Hailing from a lawyer’s family, Indu Malhotra was born on March 14, 1956. She joined the legal profession in her late 20s; before that, she was a Delhi University lecturer in the morning and a law student in the evening. She had a short stint as a teacher at Miranda House College and Vivekananda College in Delhi.

Most of her litigation career, spanning over three decades, has been spent at the Supreme Court. She enrolled herself as a lawyer in 1983 in the Bar Council of Delhi. In 1988, she qualified as an Advocate-on-Record (AoR) in the Supreme Court.

She has represented various statutory bodies such as the Securities Exchange Board of India, the Council for Scientific and Industrial Research and the Indian Council for Agricultural Research.

Until now, Justice R. Banumathi was the lone woman judge in the top court with a strength of 25 judges. Amid a call for greater gender diversity in the Supreme Court, Ms. Malhotra’s name was cleared unanimously by the Collegium, comprising Chief Justice of India Dipak Misra and Justices J. Chelameswar, Ranjan Gogoi, Madan B. Lokur and Kurian Joseph.

Ms.
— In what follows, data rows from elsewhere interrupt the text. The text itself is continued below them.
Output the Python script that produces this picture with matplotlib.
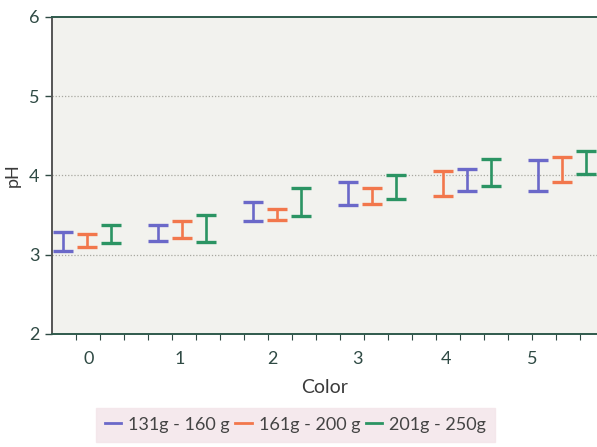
import numpy as np
import matplotlib
matplotlib.use("Agg")
import matplotlib.pyplot as plt
from matplotlib.lines import Line2D

plt.rcParams["font.family"] = ["Lato", "DejaVu Sans"]

# pH by color category, three fruit weight classes (low / high ends of each bar)
colors_cat = [0, 1, 2, 3, 4, 5]
labels = ["131g - 160 g", "161g - 200 g", "201g - 250g"]

low_131 = [3.05, 3.17, 3.43, 3.63, 3.80, 3.80]
high_131 = [3.29, 3.38, 3.67, 3.92, 4.08, 4.20]
low_161 = [3.10, 3.21, 3.44, 3.64, 3.74, 3.92]
high_161 = [3.26, 3.43, 3.58, 3.84, 4.06, 4.23]
low_201 = [3.15, 3.16, 3.49, 3.70, 3.87, 4.02]
high_201 = [3.38, 3.50, 3.84, 4.00, 4.21, 4.31]

# slot (left / middle / right) of each series per category
slots = [[0, 1, 2], [0, 1, 2], [0, 1, 2], [0, 1, 2], [1, 0, 2], [0, 1, 2]]

lows = [low_131, low_161, low_201]
highs = [high_131, high_161, high_201]
series_colors = ["#6b69c9", "#f2774c", "#2b9463"]
slot_offset = [-0.25, 0.0, 0.25]

fig = plt.figure(figsize=(5.97, 4.47), dpi=100)
fig.patch.set_facecolor("white")
ax = fig.add_axes([0.087, 0.253, 0.913, 0.709])
ax.set_facecolor("#f2f2ee")

for s in range(3):
    xs = [c + slot_offset[slots[i][s]] for i, c in enumerate(colors_cat)]
    lo = np.array(lows[s])
    hi = np.array(highs[s])
    mid = (lo + hi) / 2
    ax.errorbar(xs, mid, yerr=[mid - lo, hi - mid], fmt="none",
                ecolor=series_colors[s], elinewidth=1.9, capsize=7,
                capthick=2.4, clip_on=False)

ax.set_xlim(-0.37, 5.37)
ax.set_ylim(2, 6)

ax.set_yticks([2, 3, 4, 5, 6])
ax.set_xticks([0.02, 0.98, 1.95, 2.85, 3.78, 4.69])
ax.set_xticklabels([str(c) for c in colors_cat])
ax.set_xticks(np.arange(-0.12, 5.4, 0.253), minor=True)

for y in [3, 4, 5]:
    ax.axhline(y, color="#a8a8a0", lw=0.9, ls=(0, (1, 1.5)), zorder=0)

tick_col = "#2f4a44"
ax.tick_params(axis="y", length=5, width=1, colors=tick_col, labelsize=13,
               pad=4)
ax.tick_params(axis="x", which="major", length=0, colors=tick_col,
               labelsize=13, pad=12)
ax.tick_params(axis="x", which="minor", length=4, width=0.8, colors=tick_col)

for side in ["top", "bottom"]:
    ax.spines[side].set_color("#2f5a4c")
    ax.spines[side].set_linewidth(1.4)
ax.spines["left"].set_color("#555555")
ax.spines["left"].set_linewidth(1.4)
ax.spines["right"].set_visible(False)

ax.set_xlabel("Color", fontsize=14, color="#3a3a3a", labelpad=9)
ax.set_ylabel("pH", fontsize=13, color="#3a3a3a", labelpad=6)

handles = [Line2D([0], [0], color=c, lw=2) for c in series_colors]
leg = fig.legend(handles, labels, loc="center", bbox_to_anchor=(0.495, 0.05),
                 ncol=3, frameon=True, fontsize=13, handlelength=0.9,
                 handletextpad=0.4, columnspacing=0.3, borderpad=0.3)
leg.get_frame().set_facecolor("#f3e4e9")
leg.get_frame().set_edgecolor("#f3e4e9")
leg.get_frame().set_boxstyle("square", pad=0.2)
for t in leg.get_texts():
    t.set_color("#444444")

fig.savefig("out.png", dpi=100)
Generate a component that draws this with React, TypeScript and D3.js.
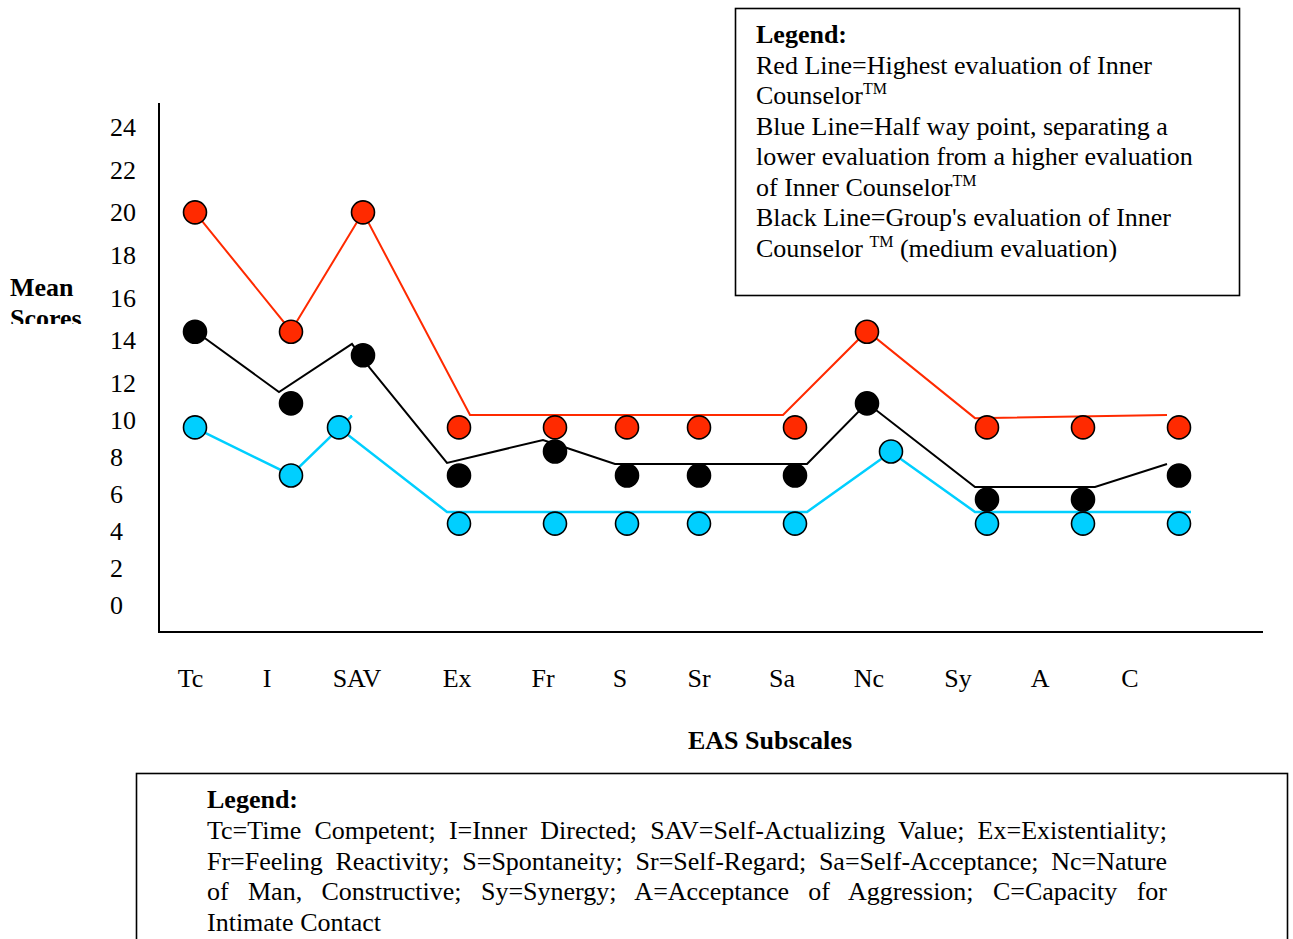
import React, { useLayoutEffect, useRef } from "react";
import * as d3 from "d3";

// EAS subscales, in the order they sit on the x axis
const subscales = ["Tc", "I", "SAV", "Ex", "Fr", "S", "Sr", "Sa", "Nc", "Sy", "A", "C"];
// positions (in grid units)
const labelPos = [-0.19, 3.0, 6.75, 10.92, 14.5, 17.71, 21.0, 24.46, 28.08, 31.79, 35.21, 38.96];
const markerPos = [0, 4, 7, 11, 15, 18, 21, 25, 28, 33, 37, 41];
const blueMarkerPos = [0, 4, 6, 11, 15, 18, 21, 25, 29, 33, 37, 41];

const redValues = [20, 14.4, 20, 9.6, 9.6, 9.6, 9.6, 9.6, 14.4, 9.6, 9.6, 9.6];
const blackValues = [14.4, 10.9, 13.3, 7, 8.3, 7, 7, 7, 10.9, 5.7, 5.7, 7];
const blueValues = [9.6, 7, 9.6, 4.4, 4.4, 4.4, 4.4, 4.4, 8.3, 4.4, 4.4, 4.4];

// the connecting lines were drawn by hand, so they don't pass through the dots
const redLine: [number, number][] = [
  [0, 20], [4, 14.44], [7, 20], [11.46, 10.27], [24.5, 10.27], [28, 14.44], [32.5, 10.1], [40.5, 10.27],
];
const blackLine: [number, number][] = [
  [0, 14.44], [3.5, 11.51], [6.54, 13.83], [7.29, 12.7], [10.5, 7.68], [14.5, 8.92], [15.5, 8.49],
  [17.5, 7.62], [25.5, 7.62], [28, 10.92], [32.5, 6.38], [37.5, 6.38], [40.5, 7.62],
];
const blueLine: [number, number][] = [
  [0, 9.57], [4, 7.03], [6.54, 10.22], [6, 9.57], [10.5, 5.03], [25.5, 5.03], [29, 8.27], [32.5, 5.03], [41.5, 5.03],
];

const yTicks = [0, 2, 4, 6, 8, 10, 12, 14, 16, 18, 20, 22, 24];

const RED = "#ff2a00";
const BLUE = "#00cfff";
const FONT = "'Liberation Serif', 'Times New Roman', serif";
const FS = 26;

const legendLines = [
  { t: "Red Line=Highest evaluation of Inner" },
  { t: "Counselor", tm: "TM" },
  { t: "Blue Line=Half way point, separating a" },
  { t: "lower evaluation from a higher evaluation" },
  { t: "of Inner Counselor", tm: "TM" },
  { t: "Black Line=Group's evaluation of Inner" },
  { t: "Counselor ", tm: "TM", after: " (medium evaluation)" },
];

const keyLines = [
  "Tc=Time Competent; I=Inner Directed; SAV=Self-Actualizing Value; Ex=Existentiality;",
  "Fr=Feeling Reactivity; S=Spontaneity; Sr=Self-Regard; Sa=Self-Acceptance; Nc=Nature",
  "of Man, Constructive; Sy=Synergy; A=Acceptance of Aggression; C=Capacity for",
  "Intimate Contact",
];

export default function App() {
  const keyRef = useRef<SVGGElement>(null);

  const x = d3.scaleLinear().domain([0, 41]).range([195, 1179]);
  const y = d3.scaleLinear().domain([0, 12, 24]).range([605, 383, 127]);
  const line = d3
    .line<[number, number]>()
    .x((d) => x(d[0]))
    .y((d) => y(d[1]));

  // justify the bottom legend like the word processor did
  useLayoutEffect(() => {
    const width = 960;
    d3.select(keyRef.current)
      .selectAll<SVGTextElement, unknown>("text.just")
      .each(function () {
        const el = this;
        el.setAttribute("word-spacing", "0");
        const natural = el.getComputedTextLength();
        const spaces = (el.textContent || "").split(" ").length - 1;
        if (spaces > 0) el.setAttribute("word-spacing", String((width - natural) / spaces));
      });
  }, []);

  const dots = (vals: number[], pos: number[], fill: string) =>
    vals.map((v, i) => (
      <circle key={i} cx={x(pos[i])} cy={y(v)} r={11.5} fill={fill} stroke="#000" strokeWidth={1.6} />
    ));

  return (
    <div style={{ position: "absolute", left: 0, top: 0, width: 1293, height: 939, overflow: "hidden" }}>
      <svg width={1293} height={939} style={{ display: "block", background: "#fff" }} fontFamily={FONT}>
        <defs>
          <clipPath id="meanClip">
            <rect x={0} y={260} width={100} height={64} />
          </clipPath>
        </defs>

        {/* top legend */}
        <rect x={735.5} y={8.5} width={504} height={287} fill="#fff" stroke="#000" strokeWidth={1.6} />
        <text x={756} y={43} fontSize={FS} fontWeight="bold">Legend:</text>
        {legendLines.map((l, i) => (
          <text key={i} x={756} y={73.5 + i * 30.5} fontSize={FS}>
            {l.t}
            {l.tm && (
              <tspan fontSize={16} dy={-10}>
                {l.tm}
              </tspan>
            )}
            {l.after && <tspan dy={10}>{l.after}</tspan>}
          </text>
        ))}

        {/* y label */}
        <g clipPath="url(#meanClip)" fontWeight="bold" fontSize={FS}>
          <text x={10} y={296}>Mean</text>
          <text x={10} y={327}>Scores</text>
        </g>

        {/* y tick labels */}
        {yTicks.map((t) => (
          <text key={t} x={110} y={y(t)} dy="0.35em" fontSize={FS}>
            {t}
          </text>
        ))}

        {/* axes */}
        <line x1={159} y1={103} x2={159} y2={632} stroke="#000" strokeWidth={2} />
        <line x1={158} y1={632} x2={1263} y2={632} stroke="#000" strokeWidth={2} />

        {/* lines */}
        <path d={line(redLine) || ""} fill="none" stroke={RED} strokeWidth={2} />
        <path d={line(blackLine) || ""} fill="none" stroke="#000" strokeWidth={2} />
        <path d={line(blueLine) || ""} fill="none" stroke={BLUE} strokeWidth={2.5} />

        {/* markers */}
        {dots(redValues, markerPos, RED)}
        {dots(blackValues, markerPos, "#000")}
        {dots(blueValues, blueMarkerPos, BLUE)}

        {/* category labels */}
        {subscales.map((s, i) => (
          <text key={s} x={x(labelPos[i])} y={678} dy="0.35em" textAnchor="middle" fontSize={FS}>
            {s}
          </text>
        ))}

        <text x={770} y={740} dy="0.35em" textAnchor="middle" fontSize={FS} fontWeight="bold">
          EAS Subscales
        </text>

        {/* bottom legend */}
        <rect x={136.5} y={773.5} width={1151} height={200} fill="#fff" stroke="#000" strokeWidth={1.6} />
        <g ref={keyRef} fontSize={FS}>
          <text x={207} y={808} fontWeight="bold">Legend:</text>
          {keyLines.map((l, i) => (
            <text key={i} className={i < 3 ? "just" : ""} x={207} y={839 + i * 30.6}>
              {l}
            </text>
          ))}
        </g>
      </svg>
    </div>
  );
}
Malhotra’s direct move from Bar to Bench is seen as breaking a major glass ceiling by many in the legal fraternity, as it has cleared the decks for more woman advocates to get directly nominated as judges of the Supreme Court. All the six previous woman judges of the court were elevated from the High Court, the first being Justice M. Fathima Beevi in 1989.